== Instruction ==
Reproduce the listing exactly, with no pictures in your copy.

== Data segment ==
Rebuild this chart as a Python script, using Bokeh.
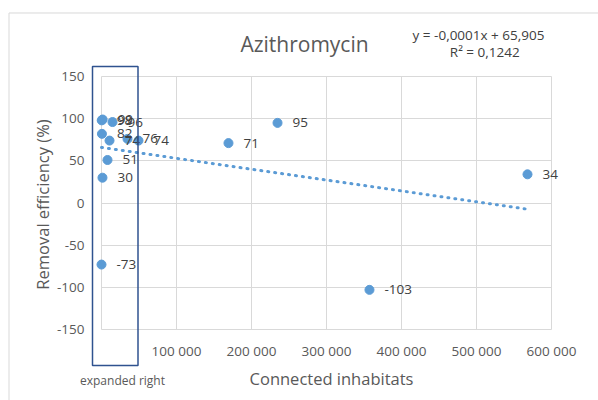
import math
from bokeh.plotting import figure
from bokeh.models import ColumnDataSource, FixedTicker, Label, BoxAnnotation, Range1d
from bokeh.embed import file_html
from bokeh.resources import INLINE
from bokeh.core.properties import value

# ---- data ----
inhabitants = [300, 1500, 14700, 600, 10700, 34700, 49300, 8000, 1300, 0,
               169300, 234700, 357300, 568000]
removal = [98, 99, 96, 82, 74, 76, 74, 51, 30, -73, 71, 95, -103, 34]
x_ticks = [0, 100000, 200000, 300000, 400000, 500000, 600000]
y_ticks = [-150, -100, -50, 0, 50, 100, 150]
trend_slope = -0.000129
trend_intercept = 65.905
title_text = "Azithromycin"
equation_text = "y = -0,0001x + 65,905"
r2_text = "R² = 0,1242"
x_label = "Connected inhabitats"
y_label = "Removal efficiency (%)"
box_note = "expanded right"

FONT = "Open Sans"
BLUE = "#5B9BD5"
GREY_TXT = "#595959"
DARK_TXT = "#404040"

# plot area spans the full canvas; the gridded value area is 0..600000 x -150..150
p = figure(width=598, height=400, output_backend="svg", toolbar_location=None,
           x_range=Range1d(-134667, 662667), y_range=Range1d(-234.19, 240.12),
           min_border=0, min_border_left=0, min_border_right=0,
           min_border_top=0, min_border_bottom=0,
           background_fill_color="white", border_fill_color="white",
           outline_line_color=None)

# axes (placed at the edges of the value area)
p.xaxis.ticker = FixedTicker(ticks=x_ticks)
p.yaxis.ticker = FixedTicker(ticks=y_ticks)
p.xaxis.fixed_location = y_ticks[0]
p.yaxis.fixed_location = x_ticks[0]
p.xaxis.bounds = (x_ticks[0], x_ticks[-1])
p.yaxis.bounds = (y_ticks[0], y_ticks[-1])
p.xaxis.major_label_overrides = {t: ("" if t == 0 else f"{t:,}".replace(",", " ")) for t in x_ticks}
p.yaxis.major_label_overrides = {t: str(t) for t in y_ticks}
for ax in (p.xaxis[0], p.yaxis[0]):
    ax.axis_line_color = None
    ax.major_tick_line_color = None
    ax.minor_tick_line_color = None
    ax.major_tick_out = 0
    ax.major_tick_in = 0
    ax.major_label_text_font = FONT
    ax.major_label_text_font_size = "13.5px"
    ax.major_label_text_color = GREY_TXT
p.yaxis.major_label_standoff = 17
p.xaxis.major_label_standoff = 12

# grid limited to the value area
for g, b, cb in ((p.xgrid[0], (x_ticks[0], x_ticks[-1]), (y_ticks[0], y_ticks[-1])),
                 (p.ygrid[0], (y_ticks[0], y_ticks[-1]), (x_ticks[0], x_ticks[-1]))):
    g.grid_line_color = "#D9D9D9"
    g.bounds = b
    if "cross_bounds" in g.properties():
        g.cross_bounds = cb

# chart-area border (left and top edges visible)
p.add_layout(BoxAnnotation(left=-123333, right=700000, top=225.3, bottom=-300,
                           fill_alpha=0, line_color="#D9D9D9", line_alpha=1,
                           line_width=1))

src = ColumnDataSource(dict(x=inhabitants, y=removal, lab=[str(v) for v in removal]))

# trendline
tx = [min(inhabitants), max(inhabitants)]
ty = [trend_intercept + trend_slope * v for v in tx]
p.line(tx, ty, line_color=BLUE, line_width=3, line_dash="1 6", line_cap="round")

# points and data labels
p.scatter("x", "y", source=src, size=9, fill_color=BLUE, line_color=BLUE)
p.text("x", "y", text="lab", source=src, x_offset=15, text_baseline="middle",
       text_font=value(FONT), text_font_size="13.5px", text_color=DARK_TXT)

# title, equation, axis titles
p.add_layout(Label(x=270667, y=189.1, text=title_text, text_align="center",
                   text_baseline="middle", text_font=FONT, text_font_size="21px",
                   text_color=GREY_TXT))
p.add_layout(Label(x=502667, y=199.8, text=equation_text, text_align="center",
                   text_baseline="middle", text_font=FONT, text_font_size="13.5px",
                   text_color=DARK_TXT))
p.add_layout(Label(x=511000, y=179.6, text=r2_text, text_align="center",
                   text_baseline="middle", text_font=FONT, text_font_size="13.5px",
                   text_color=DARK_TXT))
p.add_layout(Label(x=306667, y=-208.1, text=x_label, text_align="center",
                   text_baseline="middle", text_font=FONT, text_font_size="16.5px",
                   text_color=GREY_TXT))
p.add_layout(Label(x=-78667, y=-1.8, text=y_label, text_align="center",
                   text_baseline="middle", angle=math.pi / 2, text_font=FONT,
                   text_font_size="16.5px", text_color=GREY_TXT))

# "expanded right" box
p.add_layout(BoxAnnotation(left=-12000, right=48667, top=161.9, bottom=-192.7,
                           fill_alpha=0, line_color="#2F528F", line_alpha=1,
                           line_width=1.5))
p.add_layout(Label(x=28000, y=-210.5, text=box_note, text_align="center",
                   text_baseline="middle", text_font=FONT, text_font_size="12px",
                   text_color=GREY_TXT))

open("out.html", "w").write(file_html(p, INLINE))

== Completed exercise ==
Rebuild this chart as a Python script, using Bokeh.
import math
from bokeh.plotting import figure
from bokeh.models import ColumnDataSource, FixedTicker, Label, BoxAnnotation, Range1d
from bokeh.embed import file_html
from bokeh.resources import INLINE
from bokeh.core.properties import value

# ---- data ----
inhabitants = [300, 1500, 14700, 600, 10700, 34700, 49300, 8000, 1300, 0,
               169300, 234700, 357300, 568000]
removal = [98, 99, 96, 82, 74, 76, 74, 51, 30, -73, 71, 95, -103, 34]
x_ticks = [0, 100000, 200000, 300000, 400000, 500000, 600000]
y_ticks = [-150, -100, -50, 0, 50, 100, 150]
trend_slope = -0.000129
trend_intercept = 65.905
title_text = "Azithromycin"
equation_text = "y = -0,0001x + 65,905"
r2_text = "R² = 0,1242"
x_label = "Connected inhabitats"
y_label = "Removal efficiency (%)"
box_note = "expanded right"

FONT = "Open Sans"
BLUE = "#5B9BD5"
GREY_TXT = "#595959"
DARK_TXT = "#404040"

# plot area spans the full canvas; the gridded value area is 0..600000 x -150..150
p = figure(width=598, height=400, output_backend="svg", toolbar_location=None,
           x_range=Range1d(-134667, 662667), y_range=Range1d(-234.19, 240.12),
           min_border=0, min_border_left=0, min_border_right=0,
           min_border_top=0, min_border_bottom=0,
           background_fill_color="white", border_fill_color="white",
           outline_line_color=None)

# axes (placed at the edges of the value area)
p.xaxis.ticker = FixedTicker(ticks=x_ticks)
p.yaxis.ticker = FixedTicker(ticks=y_ticks)
p.xaxis.fixed_location = y_ticks[0]
p.yaxis.fixed_location = x_ticks[0]
p.xaxis.bounds = (x_ticks[0], x_ticks[-1])
p.yaxis.bounds = (y_ticks[0], y_ticks[-1])
p.xaxis.major_label_overrides = {t: ("" if t == 0 else f"{t:,}".replace(",", " ")) for t in x_ticks}
p.yaxis.major_label_overrides = {t: str(t) for t in y_ticks}
for ax in (p.xaxis[0], p.yaxis[0]):
    ax.axis_line_color = None
    ax.major_tick_line_color = None
    ax.minor_tick_line_color = None
    ax.major_tick_out = 0
    ax.major_tick_in = 0
    ax.major_label_text_font = FONT
    ax.major_label_text_font_size = "13.5px"
    ax.major_label_text_color = GREY_TXT
p.yaxis.major_label_standoff = 17
p.xaxis.major_label_standoff = 12

# grid limited to the value area
for g, b, cb in ((p.xgrid[0], (x_ticks[0], x_ticks[-1]), (y_ticks[0], y_ticks[-1])),
                 (p.ygrid[0], (y_ticks[0], y_ticks[-1]), (x_ticks[0], x_ticks[-1]))):
    g.grid_line_color = "#D9D9D9"
    g.bounds = b
    if "cross_bounds" in g.properties():
        g.cross_bounds = cb

# chart-area border (left and top edges visible)
p.add_layout(BoxAnnotation(left=-123333, right=700000, top=225.3, bottom=-300,
                           fill_alpha=0, line_color="#D9D9D9", line_alpha=1,
                           line_width=1))

src = ColumnDataSource(dict(x=inhabitants, y=removal, lab=[str(v) for v in removal]))

# trendline
tx = [min(inhabitants), max(inhabitants)]
ty = [trend_intercept + trend_slope * v for v in tx]
p.line(tx, ty, line_color=BLUE, line_width=3, line_dash="1 6", line_cap="round")

# points and data labels
p.scatter("x", "y", source=src, size=9, fill_color=BLUE, line_color=BLUE)
p.text("x", "y", text="lab", source=src, x_offset=15, text_baseline="middle",
       text_font=value(FONT), text_font_size="13.5px", text_color=DARK_TXT)

# title, equation, axis titles
p.add_layout(Label(x=270667, y=189.1, text=title_text, text_align="center",
                   text_baseline="middle", text_font=FONT, text_font_size="21px",
                   text_color=GREY_TXT))
p.add_layout(Label(x=502667, y=199.8, text=equation_text, text_align="center",
                   text_baseline="middle", text_font=FONT, text_font_size="13.5px",
                   text_color=DARK_TXT))
p.add_layout(Label(x=511000, y=179.6, text=r2_text, text_align="center",
                   text_baseline="middle", text_font=FONT, text_font_size="13.5px",
                   text_color=DARK_TXT))
p.add_layout(Label(x=306667, y=-208.1, text=x_label, text_align="center",
                   text_baseline="middle", text_font=FONT, text_font_size="16.5px",
                   text_color=GREY_TXT))
p.add_layout(Label(x=-78667, y=-1.8, text=y_label, text_align="center",
                   text_baseline="middle", angle=math.pi / 2, text_font=FONT,
                   text_font_size="16.5px", text_color=GREY_TXT))

# "expanded right" box
p.add_layout(BoxAnnotation(left=-12000, right=48667, top=161.9, bottom=-192.7,
                           fill_alpha=0, line_color="#2F528F", line_alpha=1,
                           line_width=1.5))
p.add_layout(Label(x=28000, y=-210.5, text=box_note, text_align="center",
                   text_baseline="middle", text_font=FONT, text_font_size="12px",
                   text_color=GREY_TXT))

open("out.html", "w").write(file_html(p, INLINE))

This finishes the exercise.